Wellicht is het voorbarig dat ik het idee heb dat juist het ontbreken van dit framework problematisch is voor de uitkomst van het onderzoek. Het onderzoek is immers nog bezig en het kan zijn dat de onderzoekers erin slagen de periode ‘45-’50 in een breder perspectief van 350 jaar kolonialisme te plaatsen. Mocht dat zo zijn, dan ben ik benieuwd op welke manier ons land hier consequenties aan verbindt.

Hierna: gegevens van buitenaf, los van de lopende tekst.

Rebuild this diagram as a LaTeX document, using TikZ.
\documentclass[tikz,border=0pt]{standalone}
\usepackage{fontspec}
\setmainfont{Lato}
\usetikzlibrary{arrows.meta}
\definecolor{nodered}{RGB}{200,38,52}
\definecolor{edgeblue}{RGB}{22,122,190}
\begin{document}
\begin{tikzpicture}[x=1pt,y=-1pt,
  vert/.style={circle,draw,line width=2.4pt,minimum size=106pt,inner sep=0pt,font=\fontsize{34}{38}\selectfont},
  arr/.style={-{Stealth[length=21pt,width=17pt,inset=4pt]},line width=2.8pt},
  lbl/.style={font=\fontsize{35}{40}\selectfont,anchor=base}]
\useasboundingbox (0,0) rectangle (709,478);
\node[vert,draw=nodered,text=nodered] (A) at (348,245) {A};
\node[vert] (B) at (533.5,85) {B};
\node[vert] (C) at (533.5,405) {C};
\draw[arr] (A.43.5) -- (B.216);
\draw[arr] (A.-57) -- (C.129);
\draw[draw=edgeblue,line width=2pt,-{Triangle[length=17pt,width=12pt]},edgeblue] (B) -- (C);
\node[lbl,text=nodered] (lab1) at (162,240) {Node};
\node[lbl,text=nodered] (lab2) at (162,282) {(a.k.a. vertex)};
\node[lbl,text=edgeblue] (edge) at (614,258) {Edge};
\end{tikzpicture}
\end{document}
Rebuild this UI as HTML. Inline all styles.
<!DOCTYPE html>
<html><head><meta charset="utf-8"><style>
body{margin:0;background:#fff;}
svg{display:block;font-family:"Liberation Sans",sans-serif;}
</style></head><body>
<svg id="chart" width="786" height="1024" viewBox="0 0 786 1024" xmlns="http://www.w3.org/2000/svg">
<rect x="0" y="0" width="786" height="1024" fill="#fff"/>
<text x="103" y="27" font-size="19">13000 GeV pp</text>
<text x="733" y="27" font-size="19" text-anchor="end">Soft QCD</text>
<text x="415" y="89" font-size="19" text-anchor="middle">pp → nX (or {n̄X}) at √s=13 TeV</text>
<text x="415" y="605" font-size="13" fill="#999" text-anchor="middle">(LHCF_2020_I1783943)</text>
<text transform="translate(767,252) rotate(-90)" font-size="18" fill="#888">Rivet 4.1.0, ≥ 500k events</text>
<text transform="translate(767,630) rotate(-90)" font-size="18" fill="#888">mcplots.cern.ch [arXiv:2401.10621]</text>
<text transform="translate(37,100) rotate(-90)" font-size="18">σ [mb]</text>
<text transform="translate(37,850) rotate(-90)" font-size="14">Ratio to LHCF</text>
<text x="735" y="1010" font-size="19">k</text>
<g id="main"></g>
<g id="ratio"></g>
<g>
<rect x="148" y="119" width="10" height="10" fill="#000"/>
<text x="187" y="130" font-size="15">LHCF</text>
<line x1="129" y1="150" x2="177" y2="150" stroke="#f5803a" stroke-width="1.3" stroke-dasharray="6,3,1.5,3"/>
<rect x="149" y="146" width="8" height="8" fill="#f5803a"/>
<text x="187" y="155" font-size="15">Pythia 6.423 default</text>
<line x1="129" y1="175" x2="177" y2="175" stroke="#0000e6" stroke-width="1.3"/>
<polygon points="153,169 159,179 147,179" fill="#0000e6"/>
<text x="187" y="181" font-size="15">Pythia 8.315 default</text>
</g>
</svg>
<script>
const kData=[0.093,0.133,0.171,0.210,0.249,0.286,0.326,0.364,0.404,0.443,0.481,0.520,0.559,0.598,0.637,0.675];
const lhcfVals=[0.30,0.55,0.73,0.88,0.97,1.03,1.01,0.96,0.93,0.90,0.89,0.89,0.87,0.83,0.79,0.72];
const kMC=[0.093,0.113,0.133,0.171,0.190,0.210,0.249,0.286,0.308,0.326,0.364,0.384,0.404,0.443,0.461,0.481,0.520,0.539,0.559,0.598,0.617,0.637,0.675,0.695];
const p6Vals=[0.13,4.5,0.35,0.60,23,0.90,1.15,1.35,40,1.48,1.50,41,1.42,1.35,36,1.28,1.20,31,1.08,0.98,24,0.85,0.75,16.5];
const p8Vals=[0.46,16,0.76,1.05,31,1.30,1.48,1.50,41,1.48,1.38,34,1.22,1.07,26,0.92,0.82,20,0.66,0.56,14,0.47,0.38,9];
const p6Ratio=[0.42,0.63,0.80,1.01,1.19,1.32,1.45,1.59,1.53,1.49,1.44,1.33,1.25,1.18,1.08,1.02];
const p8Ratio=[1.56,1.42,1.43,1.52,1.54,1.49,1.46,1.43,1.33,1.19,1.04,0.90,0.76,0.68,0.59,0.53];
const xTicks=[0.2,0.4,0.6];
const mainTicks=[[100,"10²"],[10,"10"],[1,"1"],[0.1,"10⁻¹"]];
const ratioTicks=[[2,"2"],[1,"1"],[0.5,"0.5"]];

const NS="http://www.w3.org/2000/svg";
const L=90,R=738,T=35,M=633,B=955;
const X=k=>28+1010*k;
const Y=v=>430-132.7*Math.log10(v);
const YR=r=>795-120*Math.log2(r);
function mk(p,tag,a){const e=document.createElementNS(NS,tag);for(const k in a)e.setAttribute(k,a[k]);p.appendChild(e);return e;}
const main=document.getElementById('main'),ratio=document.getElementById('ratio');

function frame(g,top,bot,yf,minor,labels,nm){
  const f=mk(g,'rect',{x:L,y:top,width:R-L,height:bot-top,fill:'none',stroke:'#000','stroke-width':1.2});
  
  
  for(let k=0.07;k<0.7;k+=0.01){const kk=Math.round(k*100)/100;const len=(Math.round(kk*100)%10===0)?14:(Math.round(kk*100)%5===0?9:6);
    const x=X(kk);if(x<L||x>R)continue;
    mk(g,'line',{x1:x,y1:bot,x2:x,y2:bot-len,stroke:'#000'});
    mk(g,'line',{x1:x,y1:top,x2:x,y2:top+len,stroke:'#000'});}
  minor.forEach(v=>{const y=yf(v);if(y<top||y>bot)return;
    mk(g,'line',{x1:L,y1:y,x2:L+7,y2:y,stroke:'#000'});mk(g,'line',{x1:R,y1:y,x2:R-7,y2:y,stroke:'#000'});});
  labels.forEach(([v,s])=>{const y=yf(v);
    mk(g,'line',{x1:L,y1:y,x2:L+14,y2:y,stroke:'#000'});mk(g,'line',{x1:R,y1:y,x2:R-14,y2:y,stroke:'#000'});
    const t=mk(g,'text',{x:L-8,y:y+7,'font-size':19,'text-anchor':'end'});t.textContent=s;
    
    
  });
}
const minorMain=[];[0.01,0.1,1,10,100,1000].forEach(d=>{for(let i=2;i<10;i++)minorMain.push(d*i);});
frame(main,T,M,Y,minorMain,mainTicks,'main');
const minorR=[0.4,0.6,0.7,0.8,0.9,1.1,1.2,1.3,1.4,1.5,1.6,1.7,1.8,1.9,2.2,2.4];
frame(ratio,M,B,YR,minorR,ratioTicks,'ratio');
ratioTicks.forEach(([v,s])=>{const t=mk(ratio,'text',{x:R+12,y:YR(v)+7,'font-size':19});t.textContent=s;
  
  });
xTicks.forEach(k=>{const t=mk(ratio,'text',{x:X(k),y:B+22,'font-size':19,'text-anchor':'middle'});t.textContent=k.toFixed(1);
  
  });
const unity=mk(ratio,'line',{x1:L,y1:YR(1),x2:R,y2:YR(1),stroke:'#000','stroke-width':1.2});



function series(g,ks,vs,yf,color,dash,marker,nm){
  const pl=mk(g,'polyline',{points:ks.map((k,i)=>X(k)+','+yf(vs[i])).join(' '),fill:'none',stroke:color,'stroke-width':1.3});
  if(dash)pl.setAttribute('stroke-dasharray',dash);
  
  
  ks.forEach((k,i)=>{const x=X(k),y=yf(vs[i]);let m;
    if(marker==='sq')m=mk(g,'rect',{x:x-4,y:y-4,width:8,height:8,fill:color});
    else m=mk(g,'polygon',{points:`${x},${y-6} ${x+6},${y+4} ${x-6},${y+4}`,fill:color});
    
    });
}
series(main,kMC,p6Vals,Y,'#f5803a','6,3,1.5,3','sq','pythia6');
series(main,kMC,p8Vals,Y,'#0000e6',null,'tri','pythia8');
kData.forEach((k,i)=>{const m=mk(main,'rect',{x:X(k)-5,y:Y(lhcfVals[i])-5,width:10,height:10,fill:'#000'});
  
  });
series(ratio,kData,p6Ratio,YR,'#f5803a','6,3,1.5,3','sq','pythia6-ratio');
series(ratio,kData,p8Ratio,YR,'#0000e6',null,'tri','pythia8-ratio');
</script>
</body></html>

Hierbij gaat niet alleen om bijvoorbeeld het officieel erkennen van de Indonesische onafhankelijkheid op 17 augustus 1945, om het eventuele terugbetalen van de herstelbetalingen die Indonesië tot 2003 deed aan Nederland om zijn onafhankelijkheid af te kopen, of om het aanbieden van excuses aan de Indische Nederlanders, die door de reactie van de Nederlandse regering op het uitroepen van de onafhankelijkheid direct in gevaar werden gebracht en hiermee alle kans verloren op een vreedzame toekomst in hun geboorteland. Het gaat hierbij vooral ook om het her-evalueren van onze blik op kolonialisme; dat we als land gezamenlijk de omslag durven te maken dit verleden te veroordelen en ook zodanig te leren aan onze jeugd. Dat we onze kinderen meegeven dat onze rijkdom is gestoeld op een grauw verleden, waarbij kolonialisme niet iets is ‘wat we gewoon even in die tijd moeten plaatsen’, maar iets is wat nog altijd het verschil in economische welvaart bepaalt tussen Nederland, Indonesië en andere delen van de wereld.

De komende drie jaar zijn nog van de onderzoekers, maar ik hoop van harte dat die omslag – mede dankzij hun conclusies - daarna eindelijk eens plaatsvindt. Het zal ons land en de manier waarop we naar onze positie in de wereld kijken een stuk gezonder maken.